Performance fees — and higher fees generally — are not the main hurdle when it comes to including illiquid investments with DC portfolios, according to Nick Groom, head of UK DC strategy & sales, institutional business Natixis Investment Managers.
Speaking at the the Corporate Adviser Master Trust and GPP conference he pointed out that anyone who has been involved in a tender for NEST will know that perceived hurdles around fees and daily pricing can be overcome.
He points out that NEST have included illiquid assets within their asset management risk and have done so on an “evergreen” open structure within the charge cap, and without resorting to performance fees.
Groom pointed out that there is now a government consultation on reforming the 0.75 per cent charge cap on DC default funds. He says that moves to keep the cap but included a different performance fee may steer behaviour within the industry into unwelcome areas. He adds: “Competitive pressures mean that the fee cap is not really an issue at present with many schemes charging fees well below this level.”
However he said that the inclusion of illiquid assets will “no doubt push prices upwards.”
“One of the challenges in a low fee environment is how this is communicated and explained to members.” He added that the value for money initiatives being spearheaded by government and regulators may address some of these issues.
Groom says that government moves to make way for a Long Term Asset Funds (LTAF) a permitted investment vehicle would certainly help with the take up of illiquids with DC schemes. But he points out “this is not the magic bullet” that many think it might be.

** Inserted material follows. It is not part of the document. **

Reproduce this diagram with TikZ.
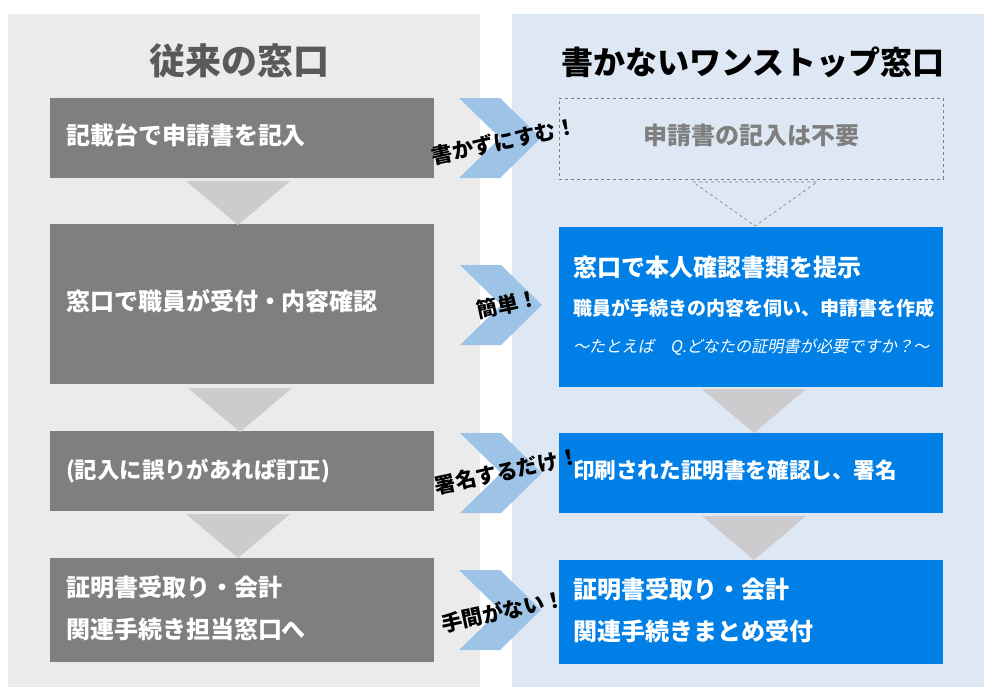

Groom says that aligning the inclusion of illiquids with the climate agenda could be a real driver of change. As he pointed out renewable energy infrastructure offers the opportunity to deliver higher returns and lower volatility for investors.
He says: “There will be challenges and pot holes along the way but it is clear there is a drive towards less liquid assets.” However he cautioned against thinking of this as one asset class, pointing out the umbrella term includes a range of different types of assets, each of which had their own risk, return and liquidity profile.
He added that consolidation in the DC market is also likely to ultimately lead to more investment in illiquids but he says it may be five to seven years before this starts to make a real difference to the overall market.